Morning round-up: “US forces have fired so many bullets in Iraq and Afghanistan — an estimated 250,000 for every insurgent killed — that American ammunition-makers cannot keep up with demand,” The Independent reports.
Meantime, Benjamin Hart Viges, below, a 29-year-old former soldier who served with the 82nd Airborne Division and saw action in Iraq, including Baghdad and Fallujah, has told how indiscriminate fire from U.S. troops is likely to have killed an untold number of Iraqi civilians. “I don’t know how many innocents I killed with my mortar rounds,” he says.
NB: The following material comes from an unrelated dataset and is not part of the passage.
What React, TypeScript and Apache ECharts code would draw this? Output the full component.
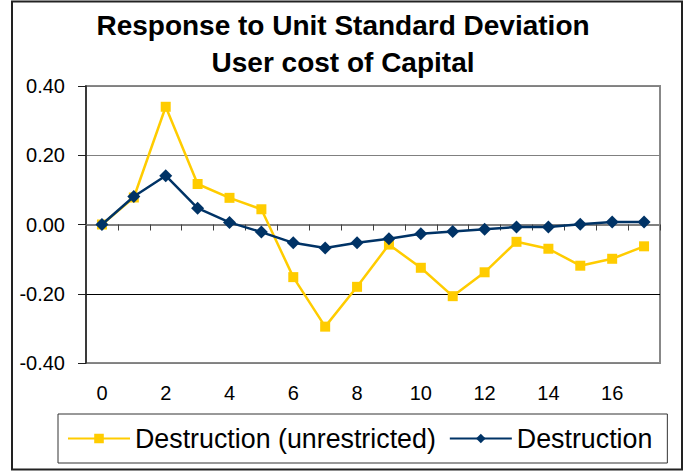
import React, { useEffect, useRef } from "react";
import * as echarts from "echarts";

const periods = ["0","1","2","3","4","5","6","7","8","9","10","11","12","13","14","15","16","17"];
const unrestricted = [0.0, 0.078, 0.34, 0.117, 0.077, 0.044, -0.152, -0.295, -0.18, -0.058, -0.125, -0.207, -0.138, -0.05, -0.07, -0.119, -0.099, -0.063];
const destruction = [0.0, 0.081, 0.141, 0.047, 0.006, -0.022, -0.053, -0.068, -0.053, -0.041, -0.027, -0.02, -0.014, -0.007, -0.007, 0.001, 0.007, 0.007];
const titleLines = ["Response to Unit Standard Deviation", "User cost of Capital"];
const seriesNames = ["Destruction (unrestricted)", "Destruction"];

const FONT = "'Liberation Sans', Arial, sans-serif";

export default function App() {
  const ref = useRef<HTMLDivElement>(null);
  useEffect(() => {
    document.body.style.margin = "0";
    const chart = echarts.init(ref.current!, null, { renderer: "svg" });
    chart.setOption({
      animation: false,
      backgroundColor: "#ffffff",
      textStyle: { fontFamily: FONT },
      title: {
        text: titleLines.join("\n"),
        left: "center",
        top: 7,
        padding: 0,
        textStyle: { fontSize: 28, fontWeight: "bold", color: "#000", lineHeight: 37, fontFamily: FONT },
      },
      graphic: [
        { type: "rect", shape: { x: 12, y: 1.5, width: 670, height: 468 }, style: { fill: "none", stroke: "#222", lineWidth: 2 }, silent: true },
      ],
      legend: {
        left: 58,
        top: 414,
        orient: "horizontal",
        padding: [11, 15, 11, 9],
        itemGap: 13,
        itemWidth: 62,
        itemHeight: 12,
        borderColor: "#333",
        borderWidth: 1,
        textStyle: { fontSize: 26.8, color: "#000", fontFamily: FONT },
        data: seriesNames,
      },
      grid: { left: 86, top: 86, width: 574, height: 277, show: true, borderColor: "#888888", borderWidth: 2, backgroundColor: "transparent" },
      xAxis: [
        {
          type: "category",
          data: periods,
          boundaryGap: true,
          position: "bottom",
          axisLine: { onZero: true, lineStyle: { color: "#808080", width: 2 } },
          axisTick: { show: true, interval: 0, length: 6, lineStyle: { color: "#404040" } },
          axisLabel: { show: false },
          splitLine: { show: false },
        },
        {
          type: "category",
          data: periods,
          boundaryGap: true,
          position: "bottom",
          axisLine: { show: false, onZero: false },
          axisTick: { show: false },
          axisLabel: { show: true, interval: 1, margin: 20, fontSize: 20, color: "#000", fontFamily: FONT },
          splitLine: { show: false },
        },
      ],
      yAxis: {
        type: "value",
        min: -0.4,
        max: 0.4,
        interval: 0.2,
        axisLine: { show: true, lineStyle: { color: "#202020", width: 1.5 } },
        axisTick: { show: true, length: 8, lineStyle: { color: "#202020" } },
        axisLabel: { margin: 21, fontSize: 20, color: "#000", fontFamily: FONT, formatter: (v: number) => v.toFixed(2) },
        splitLine: { show: true, lineStyle: { color: ["#808080", "#000000", "#808080", "#808080", "#808080"], width: 1 } },
      },
      series: [
        {
          name: seriesNames[0],
          type: "line",
          xAxisIndex: 0,
          data: unrestricted,
          symbol: "rect",
          symbolSize: 10,
          lineStyle: { color: "#FFCC00", width: 2.5 },
          itemStyle: { color: "#FFCC00" },
          z: 3,
        },
        {
          name: seriesNames[1],
          type: "line",
          xAxisIndex: 0,
          data: destruction,
          symbol: "diamond",
          symbolSize: 13,
          lineStyle: { color: "#003366", width: 2.5 },
          itemStyle: { color: "#003366" },
          z: 4,
        },
      ],
    });
    return () => chart.dispose();
  }, []);
  return <div ref={ref} style={{ width: 686, height: 472 }} />;
}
We know Christopher Hitchens insists it’s a lie — see his debate with George Galloway (scroll down for the video) — but the British medical magazine The Lancet has published a report estimating that as many as 100,000 Iraqi civilians may have been killed as a result of the war.
Viges is no flaming liberal. As The Independent also reports, Viges “quit his job as a waiter in Seattle and signed up for the US Army” the day after 9/11. What is more:
[I]t was only when he watched Mel Gibson’s film, “The Passion of the Christ,” that he decided to file for conscientious objector status. “I consider myself a Christian and I thought Jesus wasn’t talking smack,” he told the American-Statesman newspaper, in his current home of Austin, Texas.
Here’s Viges in his own words.
And if anybody had any doubt that the Bullshitter-in-Chief’s regime is protecting the land of the free and the home of the brave from terrorists, British journalist and author Robert Fisk has been denied entry to the U.S. Fisk can always be relied upon to speak truth to power, most recently in this commentary. As Hammond Guthrie writes –he tipped us to that bit of news — “Is it any wonder?”
Finally, The Observer reports, “British troops will start a major withdrawal from Iraq next May under detailed plans on military disengagement to be published next month.” Prime Minister Tony Blair apparently hopes this will show that the threadbare cliché progess is being made still has legs. And as usual, Paul Krugman draws the apt conclusion. In today’s column, “Find the Brownie” (subscription required), he writes: “Something is rotten in the state of the U.S. government.” Obvious, it’s true. But there’s no getting around the “lethal consequences” of the regime’s “culture of cronyism and corruption.”